Dans cette optique, François est un personnage pratique. Sans conviction politique ou religieuse, il est le spécialiste d'un écrivain qui jugeait déjà très sévèrement son époque. François est aussi le symbole d'une déchéance occidentale, d'abord physique (il n'a que des rapports sexuels tarifés, ou alors il profite de son ascendance sociale et psychologique pour parvenir au coït ; de plus, il est alcoolique), puis morale (il rejette la famille, lui-même ne s'occupe pas de ses parents qui, à intervalle rapproché, décèdent ; il se tient en dehors de tout engagement, même lorsque celui-ci semble s'offrir à lui, comme avec Myriam, avant qu'elle ne quitte le pays avec ses parents pour émigrer en Israël). A travers François, Houellebecq dessine la fin de l'homme occidental ou, de ce que l'on a appelé dans une certaine presse, du mâle blanc occidental hétérosexuel. Au contraire de Des Esseintes, François n'a pas créé de bulle artistique élitiste, comme une protection procurée par le génie humain, mais il est porté par des dérives personnelles ; là où Des Esseintes rejette le déclin du monde, François, lui, l'observe et plonge au milieu de ses semblables.

La victoire de la Fraternité musulmane, ainsi que le parcours hasardeux de François, semble bien confirmer la défaite du matérialisme athée du monde occidental. Celui-ci a échoué. Après la mort de Dieu, proclamée par Nietzsche, le pacte socio-consumériste reposait sur la capacité de la société à toujours s'enrichir, à toujours produire davantage. La crise économique capitaliste, durable depuis la fin du 20ème siècle ou du début du 21ème siècle, révèle aux Occidentaux la perte de sens de leur société. La vacuité spirituelle, un temps remplie par les promesses d'une abondance matérialiste qui se réalisaient, apparaît avec cruauté à ceux qui sont laissés pour compte. La victoire de la Fraternité musulmane, et à travers elle de l'islam, démontre donc l'échec du modèle américano-européen en même temps que celui de l'Église. Pour Rediger, dont l'ascension sociale et politique se justifie par sa proximité idéologique avec les nouveaux maîtres du pouvoir politique français, les origines de cette victoire sont à rechercher dans l'islam même : une religion qui accepte le monde tel qu'il est et le déclare parfait, une religion dans laquelle les hommes se soumettent avec reconnaissance à leur Dieu, une religion qui offre un message plus simple que les discours parfois alambiqués des exégètes bibliques.

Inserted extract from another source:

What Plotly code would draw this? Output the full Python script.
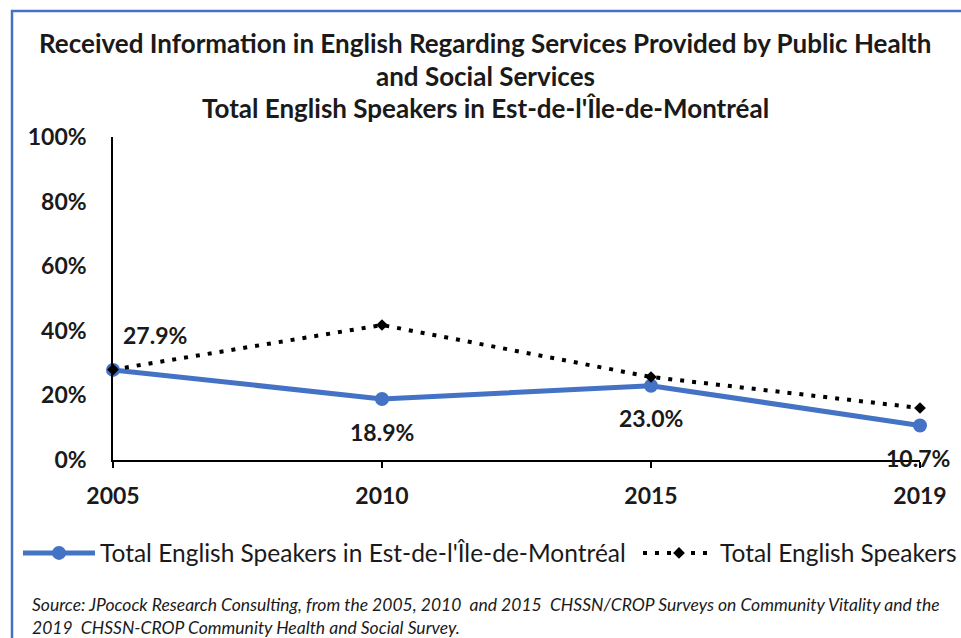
import plotly.graph_objects as go

# Survey years and shares who received information in English
years = ["2005", "2010", "2015", "2019"]
est_montreal = [0.279, 0.189, 0.230, 0.107]
all_english = [0.280, 0.418, 0.257, 0.161]

y_ticks = [0, 0.2, 0.4, 0.6, 0.8, 1.0]

title_lines = [
    "Received Information in English Regarding Services Provided by Public Health",
    "and Social Services",
    "Total English Speakers in Est-de-l'Île-de-Montréal",
]
source_lines = [
    "Source: JPocock Research Consulting, from the 2005, 2010  and 2015  CHSSN/CROP Surveys on Community Vitality and the",
    "2019  CHSSN-CROP Community Health and Social Survey.",
]

BLUE = "#4472C4"
FONT = "Lato"
INK = "#1a1a1a"

# plot area in pixels (used to place items outside the axes)
W, H = 961, 638
L, R, T, B = 113, 41, 137, 178
PW, PH = W - L - R, H - T - B


def px_x(x):
    return (x - L) / PW


def px_y(y):
    return (H - B - y) / PH


fig = go.Figure()

fig.add_trace(go.Scatter(
    x=years, y=est_montreal, mode="lines+markers",
    name="Total English Speakers in Est-de-l'Île-de-Montréal",
    line=dict(color=BLUE, width=5),
    marker=dict(symbol="circle", size=14, color=BLUE),
    cliponaxis=False, legend="legend",
))
fig.add_trace(go.Scatter(
    x=years, y=all_english, mode="lines+markers",
    name="Total English Speakers",
    line=dict(color="black", width=4, dash="4px,8px"),
    marker=dict(symbol="diamond", size=9, color="black"),
    cliponaxis=False, legend="legend2",
))

# value labels for the regional series (x given as category index)
label_offsets = [(42, 35), (0, -33), (0, -32), (-2, -33)]
for i, (v, (dx, dy)) in enumerate(zip(est_montreal, label_offsets)):
    fig.add_annotation(
        x=i, y=v, text=f"{v * 100:.1f}%", showarrow=False,
        xshift=dx, yshift=dy,
        font=dict(family=FONT, size=23, color=INK, weight="bold"),
    )

# title lines
for text, ypx in zip(title_lines, [43, 76, 108]):
    fig.add_annotation(
        xref="paper", yref="paper", x=px_x(485), y=px_y(ypx),
        text=text, showarrow=False, xanchor="center", yanchor="middle",
        font=dict(family=FONT, size=26, color=INK, weight="bold"),
    )

# source note
for text, ypx in zip(source_lines, [604, 627]):
    fig.add_annotation(
        xref="paper", yref="paper", x=px_x(30), y=px_y(ypx),
        text=f"<i>{text}</i>", showarrow=False, xanchor="left", yanchor="middle",
        font=dict(family=FONT, size=17.5, color=INK),
    )

# chart frame
fig.add_shape(
    type="rect", xref="paper", yref="paper",
    x0=px_x(12), x1=px_x(980), y0=px_y(660), y1=px_y(11),
    line=dict(color=BLUE, width=2.5), fillcolor="rgba(0,0,0,0)",
)

legend_style = dict(
    orientation="h", xanchor="left", yanchor="middle",
    itemwidth=72,
    font=dict(family=FONT, size=24.5, color=INK),
    bgcolor="rgba(0,0,0,0)",
)

fig.update_layout(
    width=W, height=H,
    margin=dict(l=L, r=R, t=T, b=B, autoexpand=False),
    paper_bgcolor="white", plot_bgcolor="white",
    font=dict(family=FONT, color=INK),
    showlegend=True,
    legend=dict(x=px_x(18), y=px_y(553), **legend_style),
    legend2=dict(x=px_x(638), y=px_y(553), **legend_style),
)

fig.update_xaxes(
    type="category", categoryorder="array", categoryarray=years,
    range=[0, 3], showgrid=False, automargin=False,
    showline=True, linecolor="black", linewidth=1.5,
    ticks="outside", ticklen=6, tickcolor="black", tickwidth=1.5,
    ticklabelstandoff=9,
    tickfont=dict(family=FONT, size=23, color=INK, weight="bold"),
)
fig.update_yaxes(
    range=[0, 1], tickvals=y_ticks, tickformat=".0%",
    showgrid=False, zeroline=False, automargin=False,
    showline=True, linecolor="black", linewidth=1.5,
    ticks="", ticklabelstandoff=20,
    tickfont=dict(family=FONT, size=23, color=INK, weight="bold"),
)

fig.write_html("out.html")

Si Soumission n'est certes pas le meilleur roman de Michel Houellebecq - on regrette les lignes de description d'actes sexuels, très crues et, à vrai dire, sans grand intérêt -, il a pour autant le mérite d'interroger des thèmes fondamentaux dans nos sociétés actuelles : la place de la religion et de la spiritualité, la définition de l'identité nationale. Alors que le spirituel semblait avoir cédé la place aux aspirations matérialistes, le regain d'attraction pour la chose religieuse décrit en réalité le grand malaise des sociétés occidentales. A rebours, justement, des aspirations sociales féminines, le roman de Houellebecq décrit aussi un retour au patriarcat, comme si la quête d'indépendance des femmes tout au long du 20ème siècle avait signifié, à travers la fin d'un modèle social et sociétal, la fin d'un modèle civilisationnel. Si la soumission du titre est celle des hommes à Dieu, elle est aussi celle des femmes aux hommes. En un sens, Soumission échoue à être un roman complet, synthèse de son époque entre les aspirations religieuses, écologiques, politiques, culturelles et sociales de tous les citoyens. Gageons cependant que c'est là la liberté de l'auteur. Michel Houellebecq n'est pas devin. Il est romancier.